Many companies are embracing ISO 14001 to reduce waste, gain a competitive edge, and woo customers and investors.
It's a big change from "Band-Aid" environmental management, where companies just met legal standards — say, shutting down facilities in response to new emissions regulations.
In contrast, the new standard encourages companies to systematically manage environmental responsibilities to promote sustainable growth.
Below, we'll look at how ISO 14001 affects your sustainability efforts:
Why is the new ISO 14001:2015 standard so important?
The new ISO 14001:2015 revision turns environmental management from a "checkbox" to a core business component like finance, marketing, or HR.
These changes reflect a shift in sustainability thinking. Businesses are waking up to the importance of "holistic" environmental management.
Says Acting ISO Secretary General Kevin McKinley, “ We see a lot of difficult discussions on climate change, we see a lot of challenges for organizations to meet expectations of policy makers related to water utilization, related to energy usage. These are big challenges — challenges that are reflected as well in the views of their stakeholders, of shareholders.”
In response, ISO 14001 lays out a framework for an environmental management system (EMS).
An environmental management system helps organizations identify, track, and control their environmental issues. Everything from air pollution, to waste management, to climate change mitigation, to resource efficiency is considered in the organization's strategic planning process.
How does ISO 14001 change corporate sustainability?
Naturally, this approach requires a top-down commitment.

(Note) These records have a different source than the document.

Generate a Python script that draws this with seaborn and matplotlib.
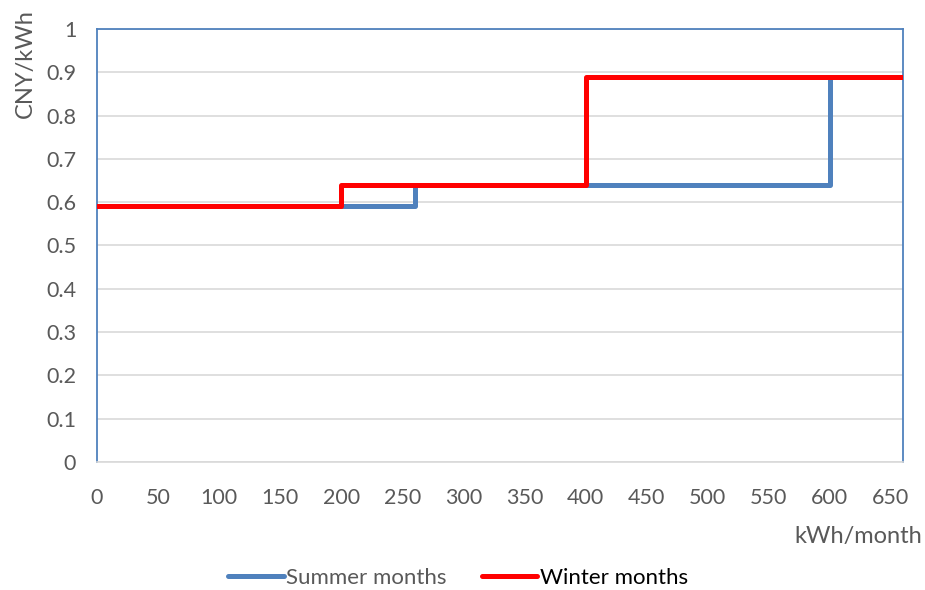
import numpy as np
import pandas as pd
import matplotlib
matplotlib.use("Agg")
import matplotlib.pyplot as plt
import seaborn as sns
from matplotlib.lines import Line2D

# ── data ────────────────────────────────────────────────────
summer_kwh   = [0, 260, 600, 660]
summer_price = [0.59, 0.64, 0.89, 0.89]
winter_kwh   = [0, 200, 400, 660]
winter_price = [0.59, 0.64, 0.89, 0.89]
series_names = ["Summer months", "Winter months"]
x_ticks = list(range(0, 651, 50))
y_ticks = [round(v * 0.1, 1) for v in range(0, 11)]

COLORS = {"Summer months": "#4F81BD", "Winter months": "#FF0000"}
GRAY   = "#595959"

df = pd.concat([
    pd.DataFrame({"kwh": summer_kwh, "price": summer_price, "season": series_names[0]}),
    pd.DataFrame({"kwh": winter_kwh, "price": winter_price, "season": series_names[1]}),
])

sns.set_style("white")
plt.rcParams["font.family"] = ["Lato", "DejaVu Sans"]

fig = plt.figure(figsize=(9.25, 5.9), dpi=100)
ax = fig.add_axes([0.1049, 0.217, 0.8714, 0.734])

for name in series_names:
    sub = df[df["season"] == name]
    sns.lineplot(data=sub, x="kwh", y="price", ax=ax, color=COLORS[name],
                 drawstyle="steps-post", linewidth=3.6, legend=False,
                 solid_joinstyle="round", zorder=3)

ax.set_xlim(0, 660)
ax.set_ylim(0, 1)
ax.set_xticks(x_ticks)
ax.set_yticks(y_ticks)
ax.set_yticklabels(["0" if v == 0 else ("1" if v == 1 else f"{v:.1f}") for v in y_ticks])
ax.tick_params(axis="both", length=0, labelsize=15.5, labelcolor=GRAY)
ax.tick_params(axis="x", pad=19)
ax.tick_params(axis="y", pad=15)
ax.grid(axis="y", color="#D9D9D9", linewidth=1.2)
ax.set_axisbelow(True)
ax.set_xlabel("")
ax.set_ylabel("")

for side in ["left", "right", "top"]:
    ax.spines[side].set_color("#4F81BD")
    ax.spines[side].set_linewidth(1.3)
ax.spines["bottom"].set_color("#D9D9D9")
ax.spines["bottom"].set_linewidth(1.2)

fig.text(25 / 925, 1 - 9 / 590, "CNY/kWh", rotation=90, ha="center", va="top",
         fontsize=17, color=GRAY)
fig.text(922 / 925, 1 - 537 / 590, "kWh/month", ha="right", va="center",
         fontsize=17, color=GRAY)

handles = [Line2D([0], [0], color=COLORS[n], linewidth=3.6, solid_capstyle="round") for n in series_names]
leg = fig.legend(handles, series_names, loc="center", bbox_to_anchor=(0.495, 1 - 578 / 590),
                 ncol=2, frameon=False, fontsize=16, handlelength=2.5,
                 handletextpad=0.1, columnspacing=1.6)
leg.get_texts()[0].set_color(GRAY)
leg.get_texts()[1].set_color("black")

plt.savefig("out.png", dpi=100, facecolor="white")
plt.close()
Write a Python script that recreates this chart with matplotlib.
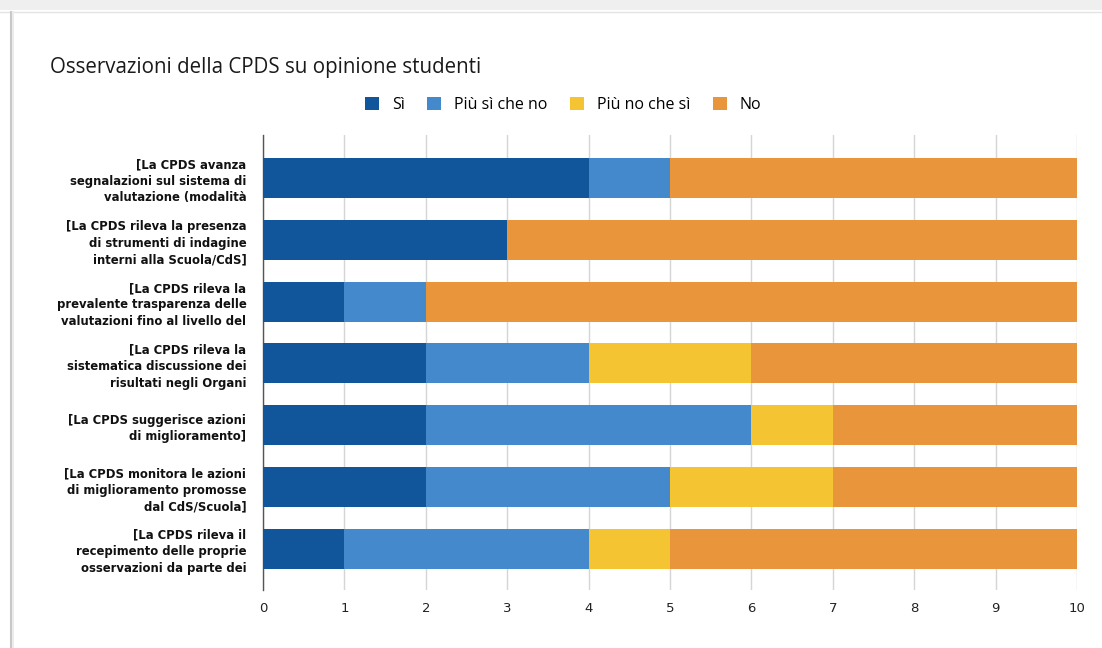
import matplotlib
matplotlib.use("Agg")
import matplotlib.pyplot as plt
from matplotlib.patches import Rectangle
from matplotlib.lines import Line2D
import numpy as np

categories = [
    "[La CPDS avanza\nsegnalazioni sul sistema di\nvalutazione (modalità",
    "[La CPDS rileva la presenza\ndi strumenti di indagine\ninterni alla Scuola/CdS]",
    "[La CPDS rileva la\nprevalente trasparenza delle\nvalutazioni fino al livello del",
    "[La CPDS rileva la\nsistematica discussione dei\nrisultati negli Organi",
    "[La CPDS suggerisce azioni\ndi miglioramento]",
    "[La CPDS monitora le azioni\ndi miglioramento promosse\ndal CdS/Scuola]",
    "[La CPDS rileva il\nrecepimento delle proprie\nosservazioni da parte dei",
]
series_names = ["Sì", "Più sì che no", "Più no che sì", "No"]
si = [4, 3, 1, 2, 2, 2, 1]
piu_si = [1, 0, 1, 2, 4, 3, 3]
piu_no = [0, 0, 0, 2, 1, 2, 1]
no = [5, 7, 8, 4, 3, 3, 5]
colors = ["#11569a", "#4389cb", "#f5c433", "#e9953c"]
xticks = list(range(0, 11))

fig = plt.figure(figsize=(11.02, 6.48), dpi=100)
fig.patch.set_facecolor("white")

# screenshot frame
fig.add_artist(Rectangle((0, 1 - 10/648), 1, 10/648, transform=fig.transFigure,
                         facecolor="#efefef", edgecolor="none"))
fig.add_artist(Line2D([0, 1], [1 - 11.5/648]*2, transform=fig.transFigure, color="#e4e4e4", lw=1))
fig.add_artist(Line2D([10.5/1102]*2, [0, 1 - 12/648], transform=fig.transFigure, color="#c8c8c8", lw=1.5))
fig.add_artist(Line2D([12.5/1102]*2, [0, 1 - 12/648], transform=fig.transFigure, color="#ececec", lw=1.5))

ax = fig.add_axes([263/1102, 1 - 590/648, (1077 - 263)/1102, (590 - 135)/648])
y = np.arange(len(categories))
data = [si, piu_si, piu_no, no]
left = np.zeros(len(categories))
for vals, name, c in zip(data, series_names, colors):
    vals = np.array(vals, dtype=float)
    ax.barh(y, vals, left=left, height=0.65, color=c, label=name, zorder=3)
    left += vals

ax.set_xlim(0, 10)
ax.set_ylim(6.67, -0.7)
ax.set_xticks(xticks)
ax.set_xticklabels([str(t) for t in xticks], fontsize=9.5, color="#222222", family="DejaVu Sans")
ax.set_yticks(y)
ax.set_yticklabels(categories, fontsize=8.4, fontweight="bold", family="DejaVu Sans",
                   color="#111111", linespacing=1.35)
ax.tick_params(axis="y", length=0, pad=12)
ax.tick_params(axis="x", length=0, pad=9)
ax.grid(axis="x", color="#d5d5d5", lw=1, zorder=0)
for s in ["top", "right", "bottom"]:
    ax.spines[s].set_visible(False)
ax.spines["left"].set_color("#555555")
ax.spines["left"].set_linewidth(1)

fig.text(50/1102, 1 - 67/648, "Osservazioni della CPDS su opinione studenti",
         fontsize=14.8, family="Open Sans", color="#1a1a1a", va="center", ha="left")

handles = [Rectangle((0, 0), 1, 1, facecolor=c, edgecolor="none") for c in colors]
fig.legend(handles, series_names, loc="center", bbox_to_anchor=(563/1102, 1 - 105/648),
           ncol=4, frameon=False, prop={"family": "Open Sans", "size": 11.5},
           handlelength=0.9, handleheight=0.9, handletextpad=0.8, columnspacing=1.4)

fig.savefig("out.png", dpi=100)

As part of the 2015 revision, ISO 14001 underlines the importance of leadership involvement.
Says John Fillo of Trinity Consultants, “We don’t have the vernacular of an ‘environmental management representative’ anymore. [It’s] not just one person wearing the hat of the management system guru, but rather leadership across the organization to improve the management system.”
The new ISO 14001 also emphasizes the need for continual improvement. Instead of just looking good on paper, companies will take a proactive approach to sustainability. By implementing the ISO 14001 standard, you'll be able to document your methods and show measurable improvement.
Finally, the new standard encourages greater involvement and communication with stakeholders. That translates to more trust and a better corporate reputation.
Similarly, expect companies who use ISO 14001 to nudge suppliers to do the same. It's the snowball effect: consumers push companies to care about CSR, and companies turn to their supply chain to be more sustainable.
The new standard is exciting news for environmental compliance directors: ISO 14001 doesn't just promote sustainability within a single business, it’s driving a global shift in attitudes.
But, says Perillon customer Michael Tucker of National Grid, “Fulfillment of compliance obligations does not simply happen. Even the best process must be properly managed.”